Naufahu, 47, changed his plea to admit six indecent assault charges before Judge Evangelos Thomas in Auckland District Court yesterday. The Crown dropped 13 other charges against Naufahu.
The former Shortland Street star had initially denied the charges and was due to go to trial next week.
The court heard that Naufahu told the victims that they were "very talented actors and wanted to develop their talents".
The offending took place between 2011 to 2013 in Naufahu's Auckland acting classes.
The victim, who spoke to the Herald yesterday after the actor changed his plea, said Naufahu left her "vulnerable to his gross abuse of power and ongoing [indecent] assault".
"He would repeatedly tell me I was receiving special treatment and coaching as someone he had selected with significant acting talent," she said.
The court heard that Naufahu would perform "let me in, let me out" and "push me, pull me" exercises with the actresses in an effort to "express their emotions".
The victim told the Herald Naufahu first assaulted her during one of these exercises.
"He used his 'pull' motion to kiss me on the mouth, after which I pushed him away and asked him what he was doing.
"The response was that this was a common acting coaching technique used to build confidence and help students in 'the real world of acting'."
Yesterday, the court heard that during one of the classes, Naufahu's "kissing became more passionate and the touching became more invasive".
The victim said Naufahu said she "was a huge acting talent and was going to 'go places'".
Naufahu called her the next "NZ Charlize Theron", she said.
She said Naufahu's long-term "abuse and betrayal" has had a significant and lasting impression on her life.
"It takes a long time to accept yourself as a victim of abuse, and even longer to process the mental and emotional impacts on areas that you would never really imagine before going through something like this."
Judge Thomas said Naufahu "caused an enormous amount of harm to six very vulnerable women".
He said it wasn't the extent of touching but the extent of a breach of trust.
The victim said she didn't have a message for Naufau, "aside to say that I chose not to allow him any more of my mental space or time moving forward from today".
"I do have a message for other victims of sexual assault or abuse who are out there and feeling confused or don't know what to do.

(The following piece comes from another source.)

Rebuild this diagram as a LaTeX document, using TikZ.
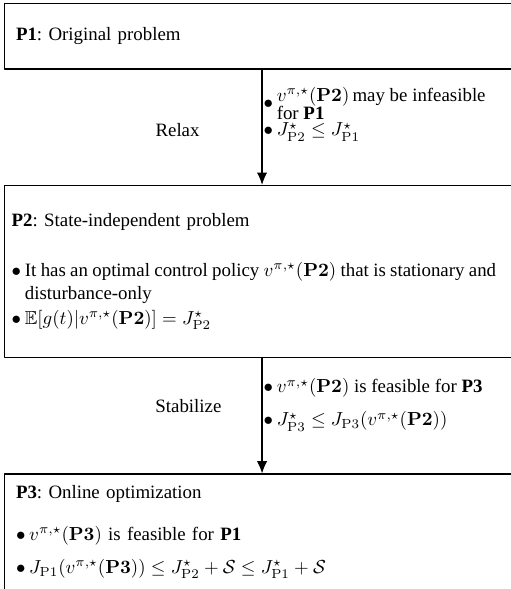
\documentclass[tikz,border=0pt]{standalone}
\usepackage[no-math]{fontspec}
\setmainfont{Liberation Serif}
\usepackage{amssymb}
\usetikzlibrary{positioning,arrows.meta}
\newcommand{\bul}{$\bullet$\hspace{2pt}}
\frenchspacing

\begin{document}
\begin{tikzpicture}[line cap=round,line join=round,>={Latex[length=6.5pt,width=5.5pt]},
		box/.style={draw,line width=0.8pt,minimum width=273pt,inner xsep=6.1pt,text width=260.8pt,align=left},
		note/.style={inner sep=0pt,align=left}]
			\useasboundingbox (0,0) rectangle (270.8pt,-312.2pt);
			\clip (0,0) rectangle (270.8pt,-312.2pt);
			% the three problems
			\node[box,minimum height=34.7pt] (box1) at (138.9pt,-19.2pt) {\textbf{P1}: Original problem};
			\node[box,minimum height=91.2pt,inner xsep=3.8pt,text width=265.4pt,below=61pt of box1] (box2) {\textbf{P2}: State-independent problem\\[14.5pt]
				\mbox{\spaceskip=2.3pt\bul It has an optimal control policy $v^{\pi,\star}(\mathbf{P2})$ that is stationary and}\\
				\hspace*{7pt}disturbance-only\\[1.3pt]
				\bul$\mathbb{E}[g(t)|v^{\pi,\star}(\mathbf{P2})]=J^\star_{\mathrm{P2}}$};
			\node[box,minimum height=61.5pt,below=61pt of box2] (box3) {\textbf{P3}: Online optimization\\[10.3pt]
				\bul$v^{\pi,\star}(\mathbf{P3})$ is feasible for \textbf{P1}\\[5.5pt]
				\bul$J_{\mathrm{P1}}(v^{\pi,\star}(\mathbf{P3}))\le J^\star_{\mathrm{P2}}+\mathcal{S}\le J^\star_{\mathrm{P1}}+\mathcal{S}$};
			% steps between them
			\draw[->,line width=0.6pt] (box1) -- node[midway,left=29.5pt,yshift=-1.6pt] (relax) {Relax}
				node[midway,note,right=0.5pt,yshift=7pt] (note1) {\bul\parbox[c]{118pt}{\baselineskip=10pt\lineskip=0pt $v^{\pi,\star}(\mathbf{P2})$\,may be infeasible\\for \textbf{P1}}\\[0.5pt]
					\bul$J^\star_{\mathrm{P2}}\le J^\star_{\mathrm{P1}}$} (box2);
			\draw[->,line width=0.6pt] (box2) -- node[midway,left=17.9pt,yshift=5pt] (stab) {Stabilize}
				node[midway,note,right=0.5pt,yshift=5.8pt] (note2) {\bul$v^{\pi,\star}(\mathbf{P2})$ is feasible for \textbf{P3}\\[5.5pt]
					\bul$J^\star_{\mathrm{P3}}\le J_{\mathrm{P3}}(v^{\pi,\star}(\mathbf{P2}))$} (box3);
		\end{tikzpicture}
\end{document}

Ask for help. Reach out to anyone you can trust, and go the right people for assistance."
She thanked police for their help and care in the case.
Naufahu will be sentenced in November.
"I accept now that I made errors and crossed boundaries that should not have been crossed," he said in a statement yesterday.
"I am pleased this case has resolved as this period in my life has been very hard for me and my family. There has been a lot to confront and resolve. We have done that. I am sure it has also been hard for those students who became involved on both sides.
"I hope that by acknowledging the accepted inappropriate conduct, this now stops and everyone can move on."